#### Information provided:

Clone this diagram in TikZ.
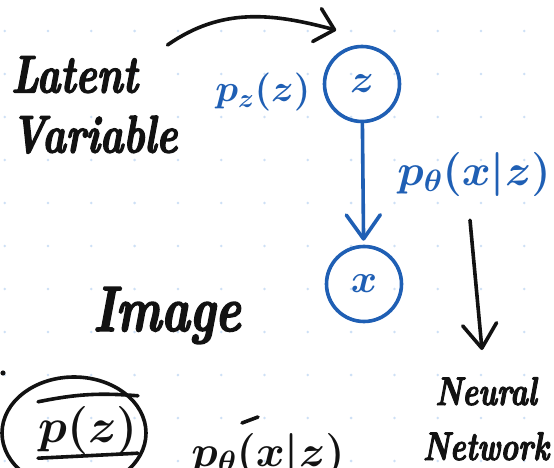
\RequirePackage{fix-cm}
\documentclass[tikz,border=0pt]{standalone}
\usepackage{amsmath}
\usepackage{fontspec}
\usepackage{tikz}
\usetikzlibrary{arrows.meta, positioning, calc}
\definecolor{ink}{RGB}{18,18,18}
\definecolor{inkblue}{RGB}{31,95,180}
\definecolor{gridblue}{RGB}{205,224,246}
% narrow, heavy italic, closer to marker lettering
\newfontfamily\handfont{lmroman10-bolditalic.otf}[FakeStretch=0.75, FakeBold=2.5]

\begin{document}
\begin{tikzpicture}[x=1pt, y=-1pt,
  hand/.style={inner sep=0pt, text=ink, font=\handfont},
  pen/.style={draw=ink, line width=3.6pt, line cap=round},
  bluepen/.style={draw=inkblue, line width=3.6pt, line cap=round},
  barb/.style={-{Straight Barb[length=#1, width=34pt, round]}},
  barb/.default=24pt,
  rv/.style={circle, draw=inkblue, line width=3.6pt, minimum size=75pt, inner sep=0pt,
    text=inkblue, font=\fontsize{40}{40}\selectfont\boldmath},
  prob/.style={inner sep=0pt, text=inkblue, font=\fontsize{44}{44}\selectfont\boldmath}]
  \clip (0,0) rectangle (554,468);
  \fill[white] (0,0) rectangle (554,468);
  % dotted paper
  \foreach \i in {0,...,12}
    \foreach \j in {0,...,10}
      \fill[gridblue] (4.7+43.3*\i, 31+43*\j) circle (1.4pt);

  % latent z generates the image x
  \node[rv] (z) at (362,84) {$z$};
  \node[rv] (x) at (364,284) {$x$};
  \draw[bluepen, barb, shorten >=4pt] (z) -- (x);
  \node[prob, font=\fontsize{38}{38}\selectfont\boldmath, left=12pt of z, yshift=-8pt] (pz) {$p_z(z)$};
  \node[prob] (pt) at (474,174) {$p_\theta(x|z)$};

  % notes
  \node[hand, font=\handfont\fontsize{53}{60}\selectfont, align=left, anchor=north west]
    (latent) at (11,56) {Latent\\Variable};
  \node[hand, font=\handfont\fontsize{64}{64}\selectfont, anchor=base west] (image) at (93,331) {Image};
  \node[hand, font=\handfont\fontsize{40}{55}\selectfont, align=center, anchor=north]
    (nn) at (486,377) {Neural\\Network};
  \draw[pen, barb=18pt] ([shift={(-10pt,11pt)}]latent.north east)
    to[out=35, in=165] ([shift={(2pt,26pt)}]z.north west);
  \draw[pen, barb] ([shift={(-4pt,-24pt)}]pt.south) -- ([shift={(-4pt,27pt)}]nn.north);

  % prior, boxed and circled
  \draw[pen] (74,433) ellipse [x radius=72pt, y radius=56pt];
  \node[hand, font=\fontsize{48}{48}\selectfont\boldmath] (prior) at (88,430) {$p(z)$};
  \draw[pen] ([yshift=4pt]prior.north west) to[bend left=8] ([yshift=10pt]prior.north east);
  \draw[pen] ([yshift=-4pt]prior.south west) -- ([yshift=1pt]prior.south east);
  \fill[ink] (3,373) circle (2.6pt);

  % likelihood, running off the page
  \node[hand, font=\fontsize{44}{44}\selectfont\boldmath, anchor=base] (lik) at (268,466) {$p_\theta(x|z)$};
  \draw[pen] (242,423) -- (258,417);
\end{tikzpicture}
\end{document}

#### Exercise requirements:
Copy the listing over exactly, skipping the pictures it holds.

#### Solution for this exercise:
Clone this diagram in TikZ.
\RequirePackage{fix-cm}
\documentclass[tikz,border=0pt]{standalone}
\usepackage{amsmath}
\usepackage{fontspec}
\usepackage{tikz}
\usetikzlibrary{arrows.meta, positioning, calc}
\definecolor{ink}{RGB}{18,18,18}
\definecolor{inkblue}{RGB}{31,95,180}
\definecolor{gridblue}{RGB}{205,224,246}
% narrow, heavy italic, closer to marker lettering
\newfontfamily\handfont{lmroman10-bolditalic.otf}[FakeStretch=0.75, FakeBold=2.5]

\begin{document}
\begin{tikzpicture}[x=1pt, y=-1pt,
  hand/.style={inner sep=0pt, text=ink, font=\handfont},
  pen/.style={draw=ink, line width=3.6pt, line cap=round},
  bluepen/.style={draw=inkblue, line width=3.6pt, line cap=round},
  barb/.style={-{Straight Barb[length=#1, width=34pt, round]}},
  barb/.default=24pt,
  rv/.style={circle, draw=inkblue, line width=3.6pt, minimum size=75pt, inner sep=0pt,
    text=inkblue, font=\fontsize{40}{40}\selectfont\boldmath},
  prob/.style={inner sep=0pt, text=inkblue, font=\fontsize{44}{44}\selectfont\boldmath}]
  \clip (0,0) rectangle (554,468);
  \fill[white] (0,0) rectangle (554,468);
  % dotted paper
  \foreach \i in {0,...,12}
    \foreach \j in {0,...,10}
      \fill[gridblue] (4.7+43.3*\i, 31+43*\j) circle (1.4pt);

  % latent z generates the image x
  \node[rv] (z) at (362,84) {$z$};
  \node[rv] (x) at (364,284) {$x$};
  \draw[bluepen, barb, shorten >=4pt] (z) -- (x);
  \node[prob, font=\fontsize{38}{38}\selectfont\boldmath, left=12pt of z, yshift=-8pt] (pz) {$p_z(z)$};
  \node[prob] (pt) at (474,174) {$p_\theta(x|z)$};

  % notes
  \node[hand, font=\handfont\fontsize{53}{60}\selectfont, align=left, anchor=north west]
    (latent) at (11,56) {Latent\\Variable};
  \node[hand, font=\handfont\fontsize{64}{64}\selectfont, anchor=base west] (image) at (93,331) {Image};
  \node[hand, font=\handfont\fontsize{40}{55}\selectfont, align=center, anchor=north]
    (nn) at (486,377) {Neural\\Network};
  \draw[pen, barb=18pt] ([shift={(-10pt,11pt)}]latent.north east)
    to[out=35, in=165] ([shift={(2pt,26pt)}]z.north west);
  \draw[pen, barb] ([shift={(-4pt,-24pt)}]pt.south) -- ([shift={(-4pt,27pt)}]nn.north);

  % prior, boxed and circled
  \draw[pen] (74,433) ellipse [x radius=72pt, y radius=56pt];
  \node[hand, font=\fontsize{48}{48}\selectfont\boldmath] (prior) at (88,430) {$p(z)$};
  \draw[pen] ([yshift=4pt]prior.north west) to[bend left=8] ([yshift=10pt]prior.north east);
  \draw[pen] ([yshift=-4pt]prior.south west) -- ([yshift=1pt]prior.south east);
  \fill[ink] (3,373) circle (2.6pt);

  % likelihood, running off the page
  \node[hand, font=\fontsize{44}{44}\selectfont\boldmath, anchor=base] (lik) at (268,466) {$p_\theta(x|z)$};
  \draw[pen] (242,423) -- (258,417);
\end{tikzpicture}
\end{document}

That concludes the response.